Angela Elliott, Hundleby, Lincolnshire
Whether compulsory or not, it does make sense for job seekers to have to study basic skills in maths and English if they don’t already have the appropriate certificates. But with no new jobs being created and graduates unable to get work, let no one think that what the Labour spokeswoman is saying will have a positive effect in getting people back into employment.
Tim Mickleburgh, Grimsby
When you really need a lawyer
H Trevor Jones (letter, 13 January) asks why we still need legal aid when we have independent judges and randomly selected juries. There are several reasons.
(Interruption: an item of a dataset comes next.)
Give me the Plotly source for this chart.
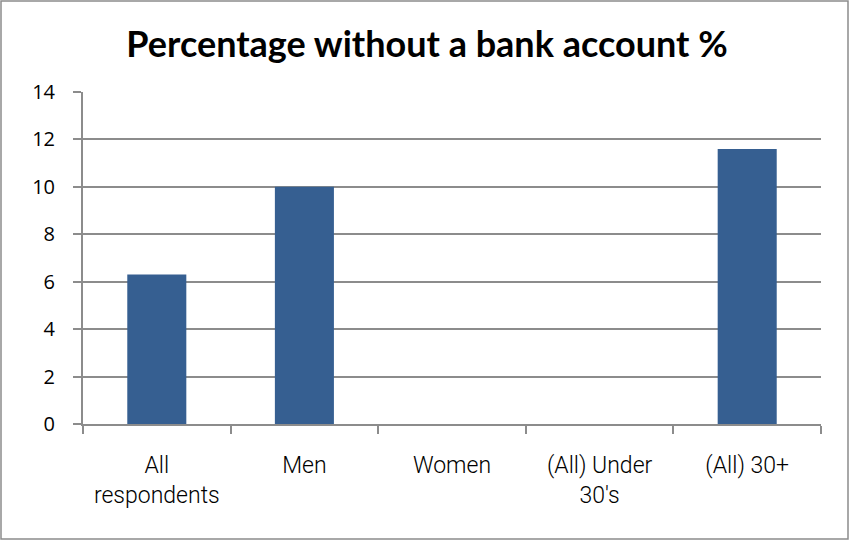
import plotly.graph_objects as go

categories = ["All<br>respondents", "Men", "Women", "(All) Under<br>30's", "(All) 30+"]
values = [6.3, 10.0, 0, 0, 11.6]
y_ticks = [0, 2, 4, 6, 8, 10, 12, 14]

L, R, T, B = 83, 29, 92, 117
W, H = 850, 541
pw, ph = W - L - R, H - T - B

fig = go.Figure(go.Bar(x=categories, y=values, marker=dict(color="#365F91", line=dict(width=0))))

fig.update_layout(
    width=W, height=H,
    margin=dict(l=L, r=R, t=T, b=B),
    paper_bgcolor="white", plot_bgcolor="white",
    bargap=0.6,
    showlegend=False,
    title=dict(text="<b>Percentage without a bank account %</b>", x=(427 - L) / pw, xref="paper",
               xanchor="center", y=1 - 44 / H, yanchor="middle",
               font=dict(family="Lato", size=36, color="black")),
    xaxis=dict(showgrid=False, showline=True, linecolor="#8C8C8C", linewidth=2,
               ticks="outside", ticklen=8, tickcolor="#8C8C8C", tickwidth=1.5,
               tickson="boundaries", ticklabelstandoff=19,
               tickfont=dict(family="Roboto", size=23, weight=300, color="black")),
    yaxis=dict(range=[0, 14], tickvals=y_ticks, showgrid=True, gridcolor="#8C8C8C", gridwidth=1.5,
               showline=True, linecolor="#8C8C8C", linewidth=2,
               ticks="outside", ticklen=8, tickcolor="#8C8C8C", tickwidth=1.5,
               ticklabelstandoff=14, zeroline=False,
               tickfont=dict(family="Open Sans", size=20, color="black")),
)

fig.add_shape(type="rect", xref="paper", yref="paper",
              x0=(1 - L) / pw, x1=(848 - L) / pw,
              y0=(T + ph - 539) / ph, y1=(T + ph - 1) / ph,
              line=dict(color="#8C8C8C", width=1.5), fillcolor="rgba(0,0,0,0)", layer="below")

fig.write_html("out.html", config={"displayModeBar": False},
               post_script="document.body.style.margin='0';document.body.style.overflow='hidden';")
First, article 6 of the European Convention on Human Rights requires that a person accused of a crime be given access to legal representation.
Second, without legal training a person will not be able to subpoena witnesses, question witnesses, or know which questions or evidence is not admissible. Thus “simply tell their own story truthfully” isn’t enough to ensure that an innocent person will be found innocent, especially when a witness is falsely testifying against them or the police are trying to frame them.
Third, it has been demonstrated in the USA that if people get poor legal representation they are substantially more likely to be imprisoned, even if they’re innocent. After being exonerated they will be eligible for a substantial amount of compensation. Failing to give people proper legal representation has a great financial and human cost.
Thomas Wiggins, Wokingham, Berkshire
Bumps and scrapes of childhood
A very moving letter (21 January) from Stephen Crake in Beijing. Of course there are dangers in allowing children to play in the street or even in the fields and woods. I remember childhood playfellows suffering broken bones and proudly showing off black eyes.
But I am sure they, and I, would have preferred this to being confined to the house all day long. Bring back the skipping ropes, the cookers, even the whips and tops, allow children to climb trees, and let them take some risks.
Bill Fletcher, Cirencester, Gloucestershire
If Eric Pickles and the Conservatives are planning to site one of their “garden cities” at Yalding, Kent (news, 20 January) it is likely to contain an extremely big water feature.
Shane Malhotra, Maidstone, Kent
No way off the grid
Seems churlish to rain on Bob Gilmurray’s freedom parade (letter, 21 January) but there is no escape. On his travels he has appeared on probably hundreds of CCTV cameras.